Дорога была покрыта росой, стоял густой предрассветный туман, и у Гэндзи было чувство, будто он блуждает неизвестно где. Всю дорогу в мыслях у него была Югао, лежавшая совсем как живая, прикрытая его пунцовой одеждой, той самой, что прикрывались они вдвоем на ложе. "Отчего так случилось?" - раздумывал он всю дорогу.
Видя, что Гэндзи не в состоянии твердо держаться на коне, Корэмицу ехал рядом и поддерживал его. Однако у береговых валов реки Камогава Гэндзи все же упал с коня и в бесконечном душевном волнении воскликнул:
"На такой дороге мудрено ли не потеряться совсем? У меня такое чувство, что вряд ли доберусь до дома... "
Взволновался и Корэмицу. "Хоть и говорил он, что чувствует себя крепким, но все же не стоило брать его с собою в такую дорогу!" - подумал он и в волнении то омывал руки в речной воде, то взывал к богине Каннон и не знал, что ему и предпринять.
Наконец, Гэндзи с трудом овладел собою и, молясь в душе Будде, кое-как поддерживаемый Корэмицу, добрался до дому.
Домашние только вздыхали по поводу его таких загадочных хождений позднею ночью и говорили друг с другом:
"Как это нехорошо! Последнее время господин наш как-то неспокоен, более чем обыкновенно; зачастил ходить по тайным свиданиям. Вчера он чувствовал себя таким нездоровым... И зачем ему понадобилось где-то скитаться?"
Гэндзи на этот раз слег уже непритворно и заболел не на шутку. Прошло два-три дня, и он совсем ослабел от болезни. Узнали про это во дворце и горевали там безгранично. Моления о его здравии возносились беспрерывно. Жертвоприношения, молебны, чародейские очищения - всего и не перечесть! Все переполошились: "Уж не будет ли и здесь, как всегда: люди беспримерно прекрасные - долго не живут на земле?"
Но, даже томясь и страдая, Гэндзи призвал к себе Укон и поместил в своем доме, в покое неподалеку от его собственного. Корэмицу же хоть и сам был в большом беспокойстве, но, овладев несколько собою, помогал ей устраиваться возле Гэндзи, так как она пребывала в состоянии полного отчаяния.
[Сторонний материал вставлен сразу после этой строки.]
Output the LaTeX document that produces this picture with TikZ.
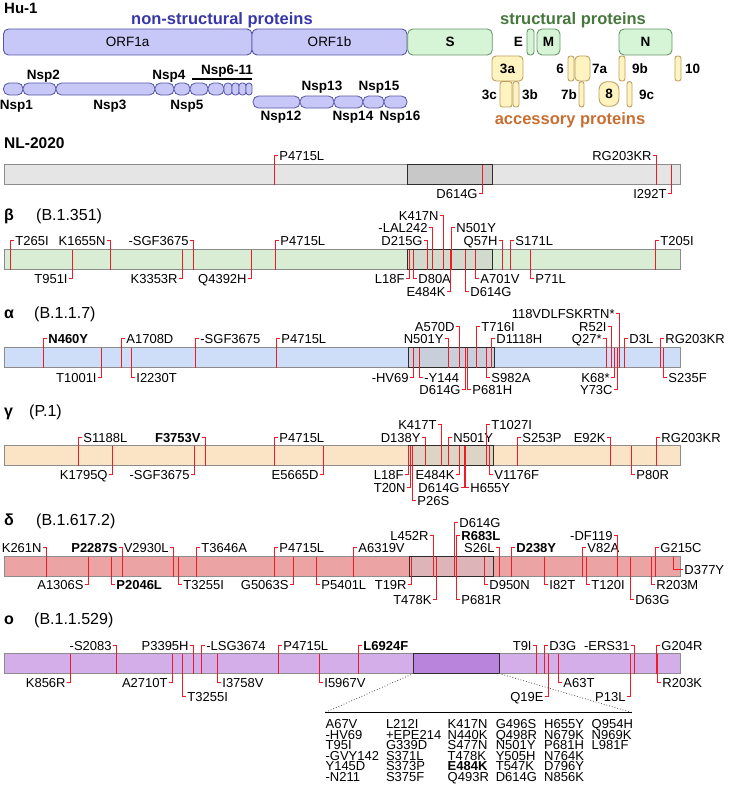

Ввиду того, что Гэндзи, едва только он чувствовал временное облегчение в своих страданиях, сейчас же призывал к себе Укон и держал ее возле себя, то скоро Укон ближе сошлась со всеми. Была она в темной одежде, и наружность ее была не из очень красивых, но все же она была молода и назвать ее безобразной было нельзя.
"Видимо, и я не выживу на этом свете... Разделю ее судьбу, судившую ей такие недолгие дни. Ты утратила в ней свою долголетнюю опору и, верно, очень скорбишь... Я и думал, что в утешение тебе буду - если выживу - обо всем заботиться для тебя, но скоро, наверно, и сам я присоединюсь к ней! Как все это грустно!.." - говорил ей Гэндзи наедине. Он был так слаб и так плакал, что Укон, забыв о своей собственной судьбе, с жалостью помышляла только о нем.